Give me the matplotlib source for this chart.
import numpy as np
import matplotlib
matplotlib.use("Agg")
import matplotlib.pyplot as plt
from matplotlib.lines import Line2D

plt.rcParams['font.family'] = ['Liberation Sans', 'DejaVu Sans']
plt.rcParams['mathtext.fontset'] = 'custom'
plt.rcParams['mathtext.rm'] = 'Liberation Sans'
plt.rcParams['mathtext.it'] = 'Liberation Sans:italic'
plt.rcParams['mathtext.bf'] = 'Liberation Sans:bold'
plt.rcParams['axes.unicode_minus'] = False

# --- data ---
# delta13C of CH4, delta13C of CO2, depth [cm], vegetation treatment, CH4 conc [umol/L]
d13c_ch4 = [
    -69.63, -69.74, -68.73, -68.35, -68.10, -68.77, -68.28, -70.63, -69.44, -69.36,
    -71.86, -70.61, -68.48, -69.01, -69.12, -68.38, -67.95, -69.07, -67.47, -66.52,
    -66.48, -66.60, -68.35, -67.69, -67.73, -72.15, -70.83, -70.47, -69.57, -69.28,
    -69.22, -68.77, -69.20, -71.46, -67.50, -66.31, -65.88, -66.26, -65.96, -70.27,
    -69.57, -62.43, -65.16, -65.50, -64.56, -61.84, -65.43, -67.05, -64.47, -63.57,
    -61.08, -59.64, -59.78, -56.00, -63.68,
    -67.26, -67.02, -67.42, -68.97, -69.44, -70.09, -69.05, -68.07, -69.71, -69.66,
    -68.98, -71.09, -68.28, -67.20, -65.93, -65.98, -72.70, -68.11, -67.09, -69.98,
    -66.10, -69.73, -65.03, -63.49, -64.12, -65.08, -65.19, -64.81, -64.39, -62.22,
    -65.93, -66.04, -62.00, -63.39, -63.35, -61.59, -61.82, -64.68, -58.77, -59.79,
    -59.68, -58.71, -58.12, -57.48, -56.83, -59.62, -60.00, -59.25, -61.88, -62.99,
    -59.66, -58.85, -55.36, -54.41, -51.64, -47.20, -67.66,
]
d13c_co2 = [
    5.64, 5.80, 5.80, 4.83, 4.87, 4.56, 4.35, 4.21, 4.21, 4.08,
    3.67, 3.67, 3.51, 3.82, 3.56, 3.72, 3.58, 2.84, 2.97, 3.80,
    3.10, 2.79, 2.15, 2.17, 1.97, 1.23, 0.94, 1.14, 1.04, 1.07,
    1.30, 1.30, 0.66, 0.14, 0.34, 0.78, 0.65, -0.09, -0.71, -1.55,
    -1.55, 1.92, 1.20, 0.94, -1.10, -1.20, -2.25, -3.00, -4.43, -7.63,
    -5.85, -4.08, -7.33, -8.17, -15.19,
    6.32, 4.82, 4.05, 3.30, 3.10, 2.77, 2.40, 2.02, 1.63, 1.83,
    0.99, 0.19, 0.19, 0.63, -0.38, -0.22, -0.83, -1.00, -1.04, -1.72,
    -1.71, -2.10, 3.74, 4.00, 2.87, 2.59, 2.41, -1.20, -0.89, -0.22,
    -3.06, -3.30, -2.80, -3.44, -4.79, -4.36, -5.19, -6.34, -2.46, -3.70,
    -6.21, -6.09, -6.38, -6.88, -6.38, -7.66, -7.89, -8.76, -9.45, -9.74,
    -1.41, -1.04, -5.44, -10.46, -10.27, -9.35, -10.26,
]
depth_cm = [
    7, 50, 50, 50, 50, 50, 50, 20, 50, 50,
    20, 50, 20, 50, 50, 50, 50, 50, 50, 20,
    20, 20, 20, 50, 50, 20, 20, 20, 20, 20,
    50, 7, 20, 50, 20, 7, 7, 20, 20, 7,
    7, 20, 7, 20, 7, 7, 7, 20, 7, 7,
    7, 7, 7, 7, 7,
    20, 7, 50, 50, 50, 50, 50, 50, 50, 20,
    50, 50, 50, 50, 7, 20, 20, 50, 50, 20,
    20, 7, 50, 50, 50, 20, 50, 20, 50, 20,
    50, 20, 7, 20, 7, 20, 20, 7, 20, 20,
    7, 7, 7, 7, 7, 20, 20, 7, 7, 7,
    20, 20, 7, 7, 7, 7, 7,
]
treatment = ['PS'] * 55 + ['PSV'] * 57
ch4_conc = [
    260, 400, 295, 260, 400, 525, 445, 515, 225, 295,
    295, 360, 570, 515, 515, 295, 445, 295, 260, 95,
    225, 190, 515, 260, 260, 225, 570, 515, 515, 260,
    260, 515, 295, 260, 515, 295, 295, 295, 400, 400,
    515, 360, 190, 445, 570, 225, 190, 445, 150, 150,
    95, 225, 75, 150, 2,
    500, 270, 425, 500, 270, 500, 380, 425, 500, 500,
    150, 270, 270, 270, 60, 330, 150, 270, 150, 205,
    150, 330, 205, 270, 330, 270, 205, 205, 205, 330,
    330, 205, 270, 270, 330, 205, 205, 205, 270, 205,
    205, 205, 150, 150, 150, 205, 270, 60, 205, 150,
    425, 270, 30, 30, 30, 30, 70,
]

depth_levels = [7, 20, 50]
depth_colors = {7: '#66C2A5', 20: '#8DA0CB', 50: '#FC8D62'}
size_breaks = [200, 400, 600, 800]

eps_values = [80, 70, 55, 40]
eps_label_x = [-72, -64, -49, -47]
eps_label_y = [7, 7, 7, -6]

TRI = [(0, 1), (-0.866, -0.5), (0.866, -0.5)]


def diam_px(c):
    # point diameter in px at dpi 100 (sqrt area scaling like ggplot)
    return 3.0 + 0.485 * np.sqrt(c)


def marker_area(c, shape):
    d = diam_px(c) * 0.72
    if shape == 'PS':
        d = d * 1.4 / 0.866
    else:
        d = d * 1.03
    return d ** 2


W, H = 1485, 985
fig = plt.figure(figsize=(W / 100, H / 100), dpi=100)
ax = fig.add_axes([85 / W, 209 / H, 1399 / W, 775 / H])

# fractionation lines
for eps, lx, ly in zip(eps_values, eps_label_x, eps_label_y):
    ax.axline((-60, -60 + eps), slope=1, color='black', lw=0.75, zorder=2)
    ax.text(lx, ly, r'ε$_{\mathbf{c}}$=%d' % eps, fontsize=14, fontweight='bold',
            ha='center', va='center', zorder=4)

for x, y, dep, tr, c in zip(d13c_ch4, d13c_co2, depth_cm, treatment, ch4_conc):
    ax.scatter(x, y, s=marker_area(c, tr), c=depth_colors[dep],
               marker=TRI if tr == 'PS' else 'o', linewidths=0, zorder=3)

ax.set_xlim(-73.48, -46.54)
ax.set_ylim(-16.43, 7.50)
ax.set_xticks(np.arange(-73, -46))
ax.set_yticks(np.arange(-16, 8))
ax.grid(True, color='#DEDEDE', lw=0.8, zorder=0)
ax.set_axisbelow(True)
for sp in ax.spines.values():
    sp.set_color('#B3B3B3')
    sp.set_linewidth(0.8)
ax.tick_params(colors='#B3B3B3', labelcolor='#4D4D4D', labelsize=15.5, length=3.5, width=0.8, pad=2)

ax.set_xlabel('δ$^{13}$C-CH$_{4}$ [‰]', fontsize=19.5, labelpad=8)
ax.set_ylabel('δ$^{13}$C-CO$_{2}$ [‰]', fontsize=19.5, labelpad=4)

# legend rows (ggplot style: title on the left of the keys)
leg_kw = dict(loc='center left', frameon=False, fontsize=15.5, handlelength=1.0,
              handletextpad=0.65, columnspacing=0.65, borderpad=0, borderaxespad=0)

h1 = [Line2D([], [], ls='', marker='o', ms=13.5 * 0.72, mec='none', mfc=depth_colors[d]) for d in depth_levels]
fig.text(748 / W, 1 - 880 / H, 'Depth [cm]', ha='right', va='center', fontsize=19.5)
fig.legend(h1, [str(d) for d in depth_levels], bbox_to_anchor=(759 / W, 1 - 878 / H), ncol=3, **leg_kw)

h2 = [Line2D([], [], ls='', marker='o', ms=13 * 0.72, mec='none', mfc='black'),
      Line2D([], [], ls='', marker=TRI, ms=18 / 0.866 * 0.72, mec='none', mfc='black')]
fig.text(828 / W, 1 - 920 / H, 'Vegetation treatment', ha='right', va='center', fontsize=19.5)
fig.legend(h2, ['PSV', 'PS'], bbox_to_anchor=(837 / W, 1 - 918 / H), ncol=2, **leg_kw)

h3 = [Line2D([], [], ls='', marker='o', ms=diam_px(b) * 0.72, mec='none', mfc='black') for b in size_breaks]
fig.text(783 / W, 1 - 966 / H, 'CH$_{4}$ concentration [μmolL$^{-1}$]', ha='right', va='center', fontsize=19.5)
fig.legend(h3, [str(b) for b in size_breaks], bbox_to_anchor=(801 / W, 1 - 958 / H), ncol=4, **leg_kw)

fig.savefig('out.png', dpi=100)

**Goal**
Quote exactly the lines running from the start of the listing above through the line where "plt.rcParams['axes.unicode_minus'] = False" is found, and output no other lines.

**Full answer**
Give me the matplotlib source for this chart.
import numpy as np
import matplotlib
matplotlib.use("Agg")
import matplotlib.pyplot as plt
from matplotlib.lines import Line2D

plt.rcParams['font.family'] = ['Liberation Sans', 'DejaVu Sans']
plt.rcParams['mathtext.fontset'] = 'custom'
plt.rcParams['mathtext.rm'] = 'Liberation Sans'
plt.rcParams['mathtext.it'] = 'Liberation Sans:italic'
plt.rcParams['mathtext.bf'] = 'Liberation Sans:bold'
plt.rcParams['axes.unicode_minus'] = False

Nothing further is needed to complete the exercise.